◆ TASK BRIEF ◆
Transcribe all of the material exactly, except for its pictures.
-*-
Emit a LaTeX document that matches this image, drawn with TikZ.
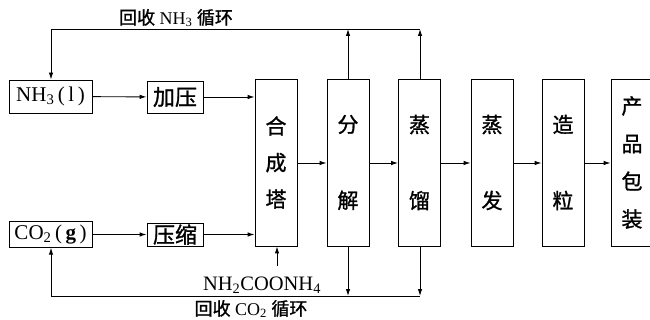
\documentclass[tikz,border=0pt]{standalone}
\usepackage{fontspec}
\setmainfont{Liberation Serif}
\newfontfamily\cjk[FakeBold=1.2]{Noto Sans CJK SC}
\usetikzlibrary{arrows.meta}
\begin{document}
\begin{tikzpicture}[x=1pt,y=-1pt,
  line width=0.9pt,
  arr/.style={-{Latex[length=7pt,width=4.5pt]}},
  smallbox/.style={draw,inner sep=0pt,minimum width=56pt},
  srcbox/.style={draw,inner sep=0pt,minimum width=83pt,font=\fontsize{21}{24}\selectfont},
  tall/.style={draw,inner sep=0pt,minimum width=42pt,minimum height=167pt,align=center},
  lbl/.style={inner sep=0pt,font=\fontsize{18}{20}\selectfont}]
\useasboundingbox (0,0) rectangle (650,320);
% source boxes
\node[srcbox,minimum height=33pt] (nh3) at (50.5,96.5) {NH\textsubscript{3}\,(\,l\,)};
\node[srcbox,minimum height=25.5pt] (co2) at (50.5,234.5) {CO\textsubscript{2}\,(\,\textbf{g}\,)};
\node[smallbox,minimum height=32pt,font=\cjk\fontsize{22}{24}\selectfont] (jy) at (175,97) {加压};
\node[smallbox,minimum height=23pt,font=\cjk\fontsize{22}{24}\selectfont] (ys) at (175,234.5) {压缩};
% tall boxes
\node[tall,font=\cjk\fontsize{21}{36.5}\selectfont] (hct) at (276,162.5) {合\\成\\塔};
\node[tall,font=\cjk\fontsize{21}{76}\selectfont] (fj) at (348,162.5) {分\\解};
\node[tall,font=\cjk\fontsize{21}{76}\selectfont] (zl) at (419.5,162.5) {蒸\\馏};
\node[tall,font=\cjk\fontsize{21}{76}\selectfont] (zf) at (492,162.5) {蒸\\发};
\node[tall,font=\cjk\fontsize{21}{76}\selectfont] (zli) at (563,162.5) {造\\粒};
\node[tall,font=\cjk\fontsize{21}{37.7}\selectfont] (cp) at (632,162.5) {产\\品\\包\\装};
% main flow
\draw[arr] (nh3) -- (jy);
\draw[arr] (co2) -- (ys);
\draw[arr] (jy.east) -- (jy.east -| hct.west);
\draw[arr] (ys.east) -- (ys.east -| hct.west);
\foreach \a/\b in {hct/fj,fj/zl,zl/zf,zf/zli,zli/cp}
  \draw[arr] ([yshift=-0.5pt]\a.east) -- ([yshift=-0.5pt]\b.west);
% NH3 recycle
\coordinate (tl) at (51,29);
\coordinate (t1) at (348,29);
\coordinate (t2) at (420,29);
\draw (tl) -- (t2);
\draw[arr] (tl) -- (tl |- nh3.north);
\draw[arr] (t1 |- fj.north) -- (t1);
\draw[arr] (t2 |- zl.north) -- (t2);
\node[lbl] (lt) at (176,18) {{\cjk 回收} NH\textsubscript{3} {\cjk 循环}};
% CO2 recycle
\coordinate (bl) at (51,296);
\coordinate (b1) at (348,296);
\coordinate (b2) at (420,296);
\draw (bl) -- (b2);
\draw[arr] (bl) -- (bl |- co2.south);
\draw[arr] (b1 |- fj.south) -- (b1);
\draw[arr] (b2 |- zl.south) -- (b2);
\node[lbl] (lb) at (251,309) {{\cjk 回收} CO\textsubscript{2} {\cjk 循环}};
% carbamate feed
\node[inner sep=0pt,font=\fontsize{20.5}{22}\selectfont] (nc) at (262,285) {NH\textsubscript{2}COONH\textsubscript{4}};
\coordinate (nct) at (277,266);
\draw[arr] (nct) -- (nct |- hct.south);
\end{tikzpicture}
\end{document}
-*-
◆ RESPONSE ◆
Emit a LaTeX document that matches this image, drawn with TikZ.
\documentclass[tikz,border=0pt]{standalone}
\usepackage{fontspec}
\setmainfont{Liberation Serif}
\newfontfamily\cjk[FakeBold=1.2]{Noto Sans CJK SC}
\usetikzlibrary{arrows.meta}
\begin{document}
\begin{tikzpicture}[x=1pt,y=-1pt,
  line width=0.9pt,
  arr/.style={-{Latex[length=7pt,width=4.5pt]}},
  smallbox/.style={draw,inner sep=0pt,minimum width=56pt},
  srcbox/.style={draw,inner sep=0pt,minimum width=83pt,font=\fontsize{21}{24}\selectfont},
  tall/.style={draw,inner sep=0pt,minimum width=42pt,minimum height=167pt,align=center},
  lbl/.style={inner sep=0pt,font=\fontsize{18}{20}\selectfont}]
\useasboundingbox (0,0) rectangle (650,320);
% source boxes
\node[srcbox,minimum height=33pt] (nh3) at (50.5,96.5) {NH\textsubscript{3}\,(\,l\,)};
\node[srcbox,minimum height=25.5pt] (co2) at (50.5,234.5) {CO\textsubscript{2}\,(\,\textbf{g}\,)};
\node[smallbox,minimum height=32pt,font=\cjk\fontsize{22}{24}\selectfont] (jy) at (175,97) {加压};
\node[smallbox,minimum height=23pt,font=\cjk\fontsize{22}{24}\selectfont] (ys) at (175,234.5) {压缩};
% tall boxes
\node[tall,font=\cjk\fontsize{21}{36.5}\selectfont] (hct) at (276,162.5) {合\\成\\塔};
\node[tall,font=\cjk\fontsize{21}{76}\selectfont] (fj) at (348,162.5) {分\\解};
\node[tall,font=\cjk\fontsize{21}{76}\selectfont] (zl) at (419.5,162.5) {蒸\\馏};
\node[tall,font=\cjk\fontsize{21}{76}\selectfont] (zf) at (492,162.5) {蒸\\发};
\node[tall,font=\cjk\fontsize{21}{76}\selectfont] (zli) at (563,162.5) {造\\粒};
\node[tall,font=\cjk\fontsize{21}{37.7}\selectfont] (cp) at (632,162.5) {产\\品\\包\\装};
% main flow
\draw[arr] (nh3) -- (jy);
\draw[arr] (co2) -- (ys);
\draw[arr] (jy.east) -- (jy.east -| hct.west);
\draw[arr] (ys.east) -- (ys.east -| hct.west);
\foreach \a/\b in {hct/fj,fj/zl,zl/zf,zf/zli,zli/cp}
  \draw[arr] ([yshift=-0.5pt]\a.east) -- ([yshift=-0.5pt]\b.west);
% NH3 recycle
\coordinate (tl) at (51,29);
\coordinate (t1) at (348,29);
\coordinate (t2) at (420,29);
\draw (tl) -- (t2);
\draw[arr] (tl) -- (tl |- nh3.north);
\draw[arr] (t1 |- fj.north) -- (t1);
\draw[arr] (t2 |- zl.north) -- (t2);
\node[lbl] (lt) at (176,18) {{\cjk 回收} NH\textsubscript{3} {\cjk 循环}};
% CO2 recycle
\coordinate (bl) at (51,296);
\coordinate (b1) at (348,296);
\coordinate (b2) at (420,296);
\draw (bl) -- (b2);
\draw[arr] (bl) -- (bl |- co2.south);
\draw[arr] (b1 |- fj.south) -- (b1);
\draw[arr] (b2 |- zl.south) -- (b2);
\node[lbl] (lb) at (251,309) {{\cjk 回收} CO\textsubscript{2} {\cjk 循环}};
% carbamate feed
\node[inner sep=0pt,font=\fontsize{20.5}{22}\selectfont] (nc) at (262,285) {NH\textsubscript{2}COONH\textsubscript{4}};
\coordinate (nct) at (277,266);
\draw[arr] (nct) -- (nct |- hct.south);
\end{tikzpicture}
\end{document}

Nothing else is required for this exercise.